Namun, pernyataan tegas dari Menteri HAM tersebut terasa menyentil langsung kebijakan Bupati Manggarai, Herybertus G. L. Nabit.
Pasalnya, sejak SK Penetapan Lokasi (Penlok) pengembangan geotermal Ulumbu di Wilayah Poco Leok yang disahkan pada 1 Desember 2022 lalu justru tidak melibatkan partisipasi masyarakat adat.
Disitir dari Floresa.co, Masyudi Onggal salah satu pemuda poco leok menyinggung keputusan bupati Hery Nabit yang menetapkan lokasi proyek geotermal secara sepihak pada 2022 tanpa adanya sosialisasi dan persetujuan masyarakat adat Poco Leok.
“Proyek ini dipaksakan tanpa meminta kesepakatan dan persetujuan seluruh masyarakat adat Poco Leok. Kami merasa diabaikan, bahkan diberlakukan tidak adil oleh pemerintah yang seharusnya melindungi hak-hak kami,” ujarnya.
Lebih lanjut, Pigai menegaskan jika investasi berada di wilayah hunian masyarakat maka komunitas lokal harus terlibat, baik dalam perencanaan, pengelolaan, maupun dalam mendapatkan manfaat ekonomi.
“Karena investasi masuk di wilayah hunian masyarakat, maka nilai-nilai budaya yang dianut turun-temurun termasuk penghormatan terhadap compang daring, gendang one, lingko peang tidak boleh dirusak,” tambahnya.
Ia juga menekankan pentingnya perlindungan terhadap budaya lokal dan lingkungan hidup.
Menurutnya kehadiran perusahaan mesti dalam rangka melestarikan budaya, melindungi nilai budaya, bukan sebaliknya untuk mengancam, meniadakan atau mematikan nilai budaya lokal.
“Perusahaan datang dalam rangka memberdayakan ekonomi yang sudah eksis secara turun-temurun, yang sudah ada, jadi jangan perusahaan datang merka substitusi usahanya,” lanjutnya.

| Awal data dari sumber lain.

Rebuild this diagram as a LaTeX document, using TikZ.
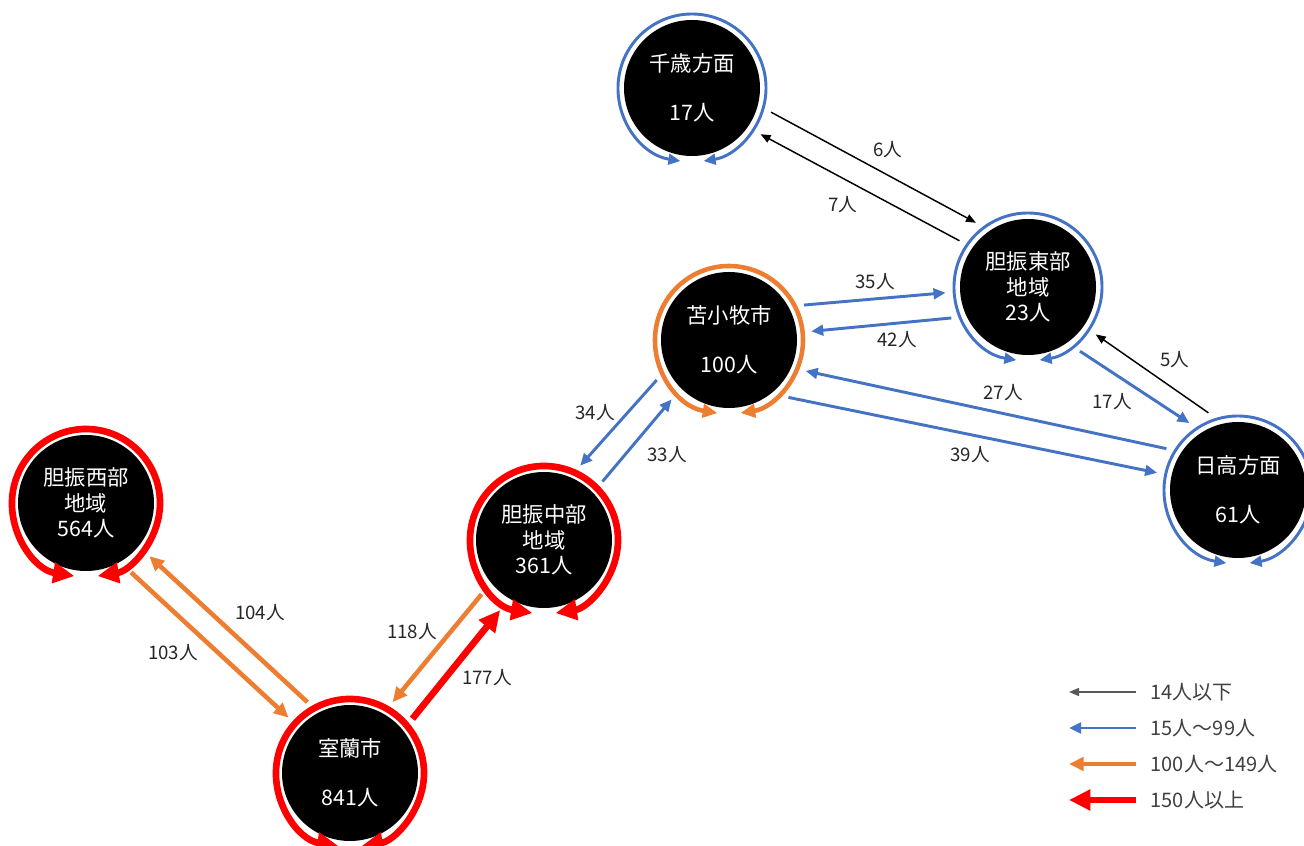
\documentclass[tikz,border=0pt]{standalone}
\usepackage{fontspec}
\setmainfont{Noto Sans CJK JP}
\usetikzlibrary{arrows.meta}

\definecolor{flowblue}{HTML}{4472C4}
\definecolor{floworange}{HTML}{ED7D31}
\definecolor{flowred}{HTML}{FF0000}
\definecolor{labelgray}{HTML}{262626}
\definecolor{keygray}{HTML}{595959}
\definecolor{keytext}{HTML}{404040}

\begin{document}
\begin{tikzpicture}[x=0.75pt, y=0.75pt,
    area/.style={circle, fill=black, text=white, minimum size=102pt, inner sep=0pt,
        outer sep=11pt, align=center, font=\fontsize{16pt}{19pt}\selectfont},
    num/.style={text=labelgray, font=\fontsize{14pt}{16pt}\selectfont},
    keylabel/.style={text=keytext, anchor=west, font=\fontsize{15pt}{17pt}\selectfont},
    thinflow/.style={draw=black, line width=1.1pt, >={Triangle[length=7.5pt,width=6pt]}},
    keyflow/.style={thinflow, draw=keygray},
    blueflow/.style={draw=flowblue, line width=2.2pt, >={Triangle[length=9pt,width=8pt]}},
    orangeflow/.style={draw=floworange, line width=3.4pt, >={Triangle[length=11pt,width=10pt]}},
    redflow/.style={draw=flowred, line width=5pt, >={Triangle[length=16pt,width=15pt]}}]
    \useasboundingbox (0,0) rectangle (1304,846);

    \node[area] (chitose) at (692,758) {千歳方面\\[18pt]17人};
    \node[area] (east) at (1028,559) {胆振東部\\地域\\23人};
    \node[area] (tomakomai) at (729,506) {苫小牧市\\[18pt]100人};
    \node[area] (hidaka) at (1238,356) {日高方面\\[18pt]61人};
    \node[area] (west) at (86,343) {胆振西部\\地域\\564人};
    \node[area] (mid) at (544,306) {胆振中部\\地域\\361人};
    \node[area] (muroran) at (350,73) {室蘭市\\[18pt]841人};

    \foreach \n/\s in {chitose/blueflow, east/blueflow, hidaka/blueflow, tomakomai/orangeflow,
        west/redflow, mid/redflow, muroran/redflow}
        \draw[\s, <->] (\n.center) ++(261:55.5pt) arc[start angle=261, end angle=-81, radius=55.5pt];

    \draw[thinflow, ->] (chitose.-17) -- (east.129);
    \draw[thinflow, ->] (east.146) -- (chitose.-34);
    \draw[blueflow, ->] (tomakomai.25) -- (east.184);
    \draw[blueflow, ->] (east.202) -- (tomakomai.6);
    \draw[thinflow, ->] (hidaka.111) -- (east.-35);
    \draw[blueflow, ->] (east.-51) -- (hidaka.126);
    \draw[blueflow, ->] (hidaka.150) -- (tomakomai.-22);
    \draw[blueflow, ->] (tomakomai.-44) -- (hidaka.168);
    \draw[blueflow, ->] (tomakomai.209) -- (mid.64);
    \draw[blueflow, ->] (mid.45) -- (tomakomai.226);
    \draw[redflow, ->] (muroran.41) -- (mid.238);
    \draw[orangeflow, ->] (mid.221) -- (muroran.59);
    \draw[orangeflow, ->] (west.-57) -- (muroran.138);
    \draw[orangeflow, ->] (muroran.121) -- (west.-40);

    \node[num] (n6) at (888,696) {6人};
    \node[num] (n7) at (843,641) {7人};
    \node[num] (n35) at (875,564) {35人};
    \node[num] (n42) at (897,506) {42人};
    \node[num] (n5) at (1175,486) {5人};
    \node[num] (n17) at (1112,444) {17人};
    \node[num] (n27) at (1003,453) {27人};
    \node[num] (n39) at (970,391) {39人};
    \node[num] (n34) at (595,433) {34人};
    \node[num] (n33) at (667,391) {33人};
    \node[num] (n177) at (487,168) {177人};
    \node[num] (n118) at (412,214) {118人};
    \node[num] (n103) at (173,193) {103人};
    \node[num] (n104) at (260,233) {104人};

    \foreach \i/\s/\y/\t in {1/keyflow/154/14人以下, 2/blueflow/118/15人～99人,
        3/orangeflow/82/100人～149人, 4/redflow/46/150人以上} {
        \node[keylabel] (key\i) at (1146,\y) {\t};
        \coordinate (keyend\i) at (1069,\y);
        \draw[\s, ->] ([xshift=-7.5pt]key\i.west) -- (keyend\i);
    }
\end{tikzpicture}
\end{document}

Dalam aspek manfaat, ia menerangkan bahwa investasi harus mendatangkan keuntungan bagi masyarakat, negara dan perusahaan itu sendiri.
“Masyarakat harus mendapat untung, minimal dari ukuran tingkat pendidikan lebih maju, kesehatan lebih baik, kapasitas sosial ekonomi masyarakat berkembang dan pendapatan mereka dilipat gandakan,” Pungkasnya.